The green crunch channel is 800 heaven.


----------



## Scotty (Jan 30, 2013)

Wicked
HNAD


----------



## Guest (Feb 19, 2016)

SG-Rocker said:


> I removed the C19 cap after finding the red channels too bright when switching from the green channels.
> It made all the difference in the world - a must-do mod in my book.


I may just do this (get a tech to do this, I mean). But, as I mentioned earlier, 
I may put a micro-switch on it instead of taking it out altogether.
Tube swap too, eh!? Hmm.


----------



## SG-Rocker (Dec 30, 2007)

I was debating getting a DPDT switch and then I could toggle between three positions of no cap, cap#1 and cap #2.
This way I could experiment with different values that I could switch on the fly.
In the end, no cap at all works for me and I'm not ordering 2 or 3 caps from Digikey / Mouser just for that.

The stock preamp tubes are less than optimal, it's a JJ in V1 and Shuguang in V2-4.
Stock power tunes are Shuguang as well.
I'm not sure of the grade, but being stock tubes in Marshall's _budget_ tube amp, I reckon they are not premium.
I'd like to try JJ EL34L's in the power section. I really like the way they tightened the bass up on my YCV50.

From what I can tell, most Marshall combo amps end up on Kijiji because people get frustrated that they do not sound huge as they expect them to.
A very significant part of the Marshall crunch sound is the thump and roar that only a sealed cab can provide.
Heck a Peavey Bandit sounds light years better through a 412 of greenbacks.

I strongly recommend you replace the crappy 70/80 speaker with something better.
Creambacks, Vintage 30's and their alternate brand equivalents seem popular.


----------



## Guest (Feb 19, 2016)

SG-Rocker said:


> I strongly recommend you replace the crappy 70/80 speaker with something better.
> Creambacks, Vintage 30's and their alternate brand equivalents seem popular.


Been seeing a lot of that in reviews/forum posts. 
So far, a few tweeks here n' there are working for now.
I'll wait till I jam with it first before making any investments in this.

Another thought I had, while in there, snipping the cap, is to change
the reverb footswitch button function to clean/crunch and od1/2 instead.


----------



## LexxM3 (Oct 12, 2009)

Hopefully this doesn't come across as hijacking your thread, Larry, but ... I just traded for a DSL15C and it screams (pun intended) for a red channel gain reduction mod. I suspect DSL40C is similar -- green channel is glorious and usable (I don't know Marshalls that well yet, but I thought you're not supposed to be able to say that kind of thing about Marshall cleans ), red channel can't turn gain above 2.

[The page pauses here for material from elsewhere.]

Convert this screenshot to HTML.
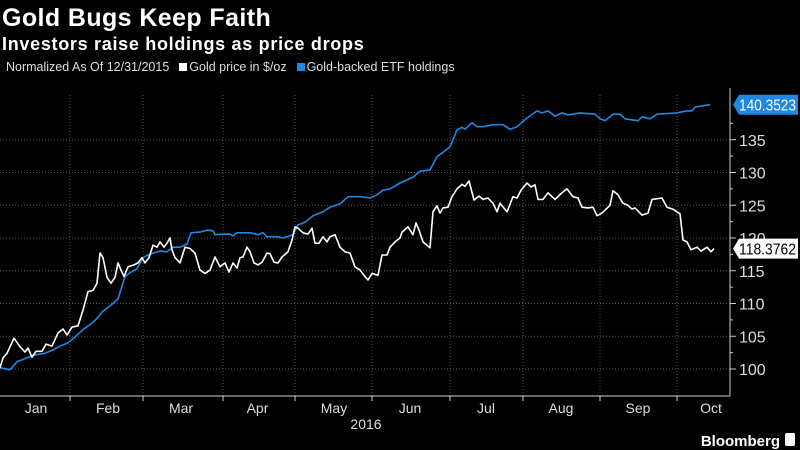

For the 15C/H, there is a parallel "not installed" gain pot resistance reduction resistor R82 that people discuss installing, perhaps there is something similarly trivial for 40C/H.

In any case, schematics are always useful for modding and I found this resource: http://www.tangible-technology.com/schematics/. DSL40C schematics are in the DSL15C directory.

UPDATE: I should have looked at DSL40C schematic before posting -- it has a Lead 1/Lead 2 switch that DSL15C lacks and 1/2 of that DP switch more or less just switches in a 150K R32 (equivalent to R82 on 15C) that is installed on DSL40C (and not installed on DSL15C as R82). I'll leave this here for anyone else searching for mods.


----------



## Guest (Feb 22, 2016)

Thanks Lexx. Informative .. if I knew what you're talking about. lol.


----------



## greco (Jul 15, 2007)

@laristotle ...this is a link to the schematic of you amp from LexxM3's link. 

You might want to keep a copy of it somewhere on your computer. BTW It can be enlarged to save your eyesight (see lower right corner).

http://www.tangible-technology.com/schematics/marshall/DSL/DSL15C/DSL40C/DSL40-60-02-v02.pdf

You can find resistor #32 (R32) and the switch nearby (SW3B) ...at least that is what I think is being referred to by LexxM3

Cheers

Dave


----------



## jjpinpin (Aug 5, 2009)

I have had one for months, great amp for the money. I plan on upgrading the speaker to the creamback, supposed to make a big difference. In general with this amp I find you need to turn the treble way down otherwise it's just too harsh, and I don't crank the gain to high either on the gain channels. I suspect with a new speaker and the c19 mod you'd get a more usable range on the gain side of things.


----------



## astyles (Apr 6, 2009)

LexxM3 said:


> Hopefully this doesn't come across as hijacking your thread, Larry, but ... I just traded for a DSL15C and it screams (pun intended) for a red channel gain reduction mod. I suspect DSL40C is similar -- green channel is glorious and usable (I don't know Marshalls that well yet, but I thought you're not supposed to be able to say that kind of thing about Marshall cleans ), red channel can't turn gain above 2.


Just throwing it out there ... in my experience with my DSL 15H, 40C and even my JCM 2000 DSL 100 (but to a lesser extent), I agree... I've always found the red channel's gain just too much - too muddy when cranked beyond what should be reasonable levels with the guitars I have. However, I usually compensate by adjusting the guitar's volume knob and/or pickup height. Depending on what "sounds" you're trying to achieve, I've always found these to be useful tools in order to achieve them. At worst, it can offer different dynamics in tones and feel...


----------



## Guest (Feb 23, 2016)

So .. I opened it up this morning to snip C19.
It's already been done!?
Emailed the previous owner about this and any other mods.
He bought it second hand in T.O. this way.
Has no knowledge of any mods (wasn't informed anyway)
and doesn't have any contact info from when he bought it.
Can't recall exactly where it was he picked it up either (2 yrs ago).
C'est la vie.


----------